====== COLLECTED DATA ======

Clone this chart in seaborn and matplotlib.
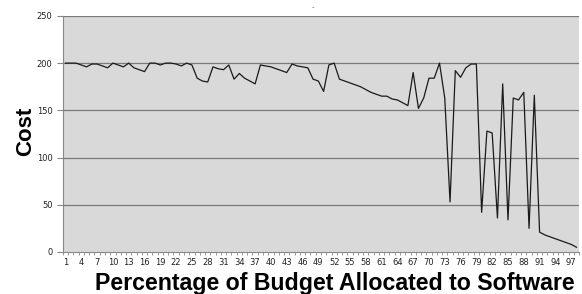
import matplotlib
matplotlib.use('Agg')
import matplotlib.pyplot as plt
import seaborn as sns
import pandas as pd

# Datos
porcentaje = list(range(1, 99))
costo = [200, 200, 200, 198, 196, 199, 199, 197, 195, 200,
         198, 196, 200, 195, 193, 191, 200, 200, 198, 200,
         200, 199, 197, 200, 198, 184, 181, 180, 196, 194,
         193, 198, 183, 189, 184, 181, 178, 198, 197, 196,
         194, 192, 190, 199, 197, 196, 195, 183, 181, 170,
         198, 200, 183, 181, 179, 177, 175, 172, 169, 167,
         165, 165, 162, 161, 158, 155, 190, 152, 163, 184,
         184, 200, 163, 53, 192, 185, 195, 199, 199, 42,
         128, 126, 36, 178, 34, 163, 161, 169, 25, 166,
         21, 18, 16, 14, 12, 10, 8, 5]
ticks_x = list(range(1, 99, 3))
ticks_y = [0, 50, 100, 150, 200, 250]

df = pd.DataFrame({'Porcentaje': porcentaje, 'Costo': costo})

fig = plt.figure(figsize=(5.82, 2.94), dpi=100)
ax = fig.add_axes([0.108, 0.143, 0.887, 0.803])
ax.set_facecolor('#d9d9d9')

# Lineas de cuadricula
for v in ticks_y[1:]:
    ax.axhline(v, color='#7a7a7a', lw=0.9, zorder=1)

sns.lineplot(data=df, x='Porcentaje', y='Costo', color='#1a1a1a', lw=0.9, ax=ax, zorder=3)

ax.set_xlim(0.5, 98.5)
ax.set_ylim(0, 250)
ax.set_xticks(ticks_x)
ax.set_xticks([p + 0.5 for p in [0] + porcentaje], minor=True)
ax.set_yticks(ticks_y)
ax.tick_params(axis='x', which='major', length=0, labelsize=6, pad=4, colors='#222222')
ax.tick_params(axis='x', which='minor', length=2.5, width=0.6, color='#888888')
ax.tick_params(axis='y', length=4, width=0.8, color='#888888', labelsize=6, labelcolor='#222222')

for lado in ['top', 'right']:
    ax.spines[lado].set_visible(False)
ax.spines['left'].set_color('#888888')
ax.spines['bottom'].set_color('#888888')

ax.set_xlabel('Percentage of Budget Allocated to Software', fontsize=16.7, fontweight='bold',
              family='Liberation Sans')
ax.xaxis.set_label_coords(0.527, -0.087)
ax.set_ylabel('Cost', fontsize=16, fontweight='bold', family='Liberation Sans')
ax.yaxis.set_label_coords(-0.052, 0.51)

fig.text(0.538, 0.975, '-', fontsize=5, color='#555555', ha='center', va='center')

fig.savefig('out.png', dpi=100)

======

- DIRECTIONS -
Please extract exactly the lines of the data, from the first through the line containing "ax.spines['bottom'].set_color('#888888')", and add no pictures to the copy.

- RIGHT ANSWER -
Clone this chart in seaborn and matplotlib.
import matplotlib
matplotlib.use('Agg')
import matplotlib.pyplot as plt
import seaborn as sns
import pandas as pd

# Datos
porcentaje = list(range(1, 99))
costo = [200, 200, 200, 198, 196, 199, 199, 197, 195, 200,
         198, 196, 200, 195, 193, 191, 200, 200, 198, 200,
         200, 199, 197, 200, 198, 184, 181, 180, 196, 194,
         193, 198, 183, 189, 184, 181, 178, 198, 197, 196,
         194, 192, 190, 199, 197, 196, 195, 183, 181, 170,
         198, 200, 183, 181, 179, 177, 175, 172, 169, 167,
         165, 165, 162, 161, 158, 155, 190, 152, 163, 184,
         184, 200, 163, 53, 192, 185, 195, 199, 199, 42,
         128, 126, 36, 178, 34, 163, 161, 169, 25, 166,
         21, 18, 16, 14, 12, 10, 8, 5]
ticks_x = list(range(1, 99, 3))
ticks_y = [0, 50, 100, 150, 200, 250]

df = pd.DataFrame({'Porcentaje': porcentaje, 'Costo': costo})

fig = plt.figure(figsize=(5.82, 2.94), dpi=100)
ax = fig.add_axes([0.108, 0.143, 0.887, 0.803])
ax.set_facecolor('#d9d9d9')

# Lineas de cuadricula
for v in ticks_y[1:]:
    ax.axhline(v, color='#7a7a7a', lw=0.9, zorder=1)

sns.lineplot(data=df, x='Porcentaje', y='Costo', color='#1a1a1a', lw=0.9, ax=ax, zorder=3)

ax.set_xlim(0.5, 98.5)
ax.set_ylim(0, 250)
ax.set_xticks(ticks_x)
ax.set_xticks([p + 0.5 for p in [0] + porcentaje], minor=True)
ax.set_yticks(ticks_y)
ax.tick_params(axis='x', which='major', length=0, labelsize=6, pad=4, colors='#222222')
ax.tick_params(axis='x', which='minor', length=2.5, width=0.6, color='#888888')
ax.tick_params(axis='y', length=4, width=0.8, color='#888888', labelsize=6, labelcolor='#222222')

for lado in ['top', 'right']:
    ax.spines[lado].set_visible(False)
ax.spines['left'].set_color('#888888')
ax.spines['bottom'].set_color('#888888')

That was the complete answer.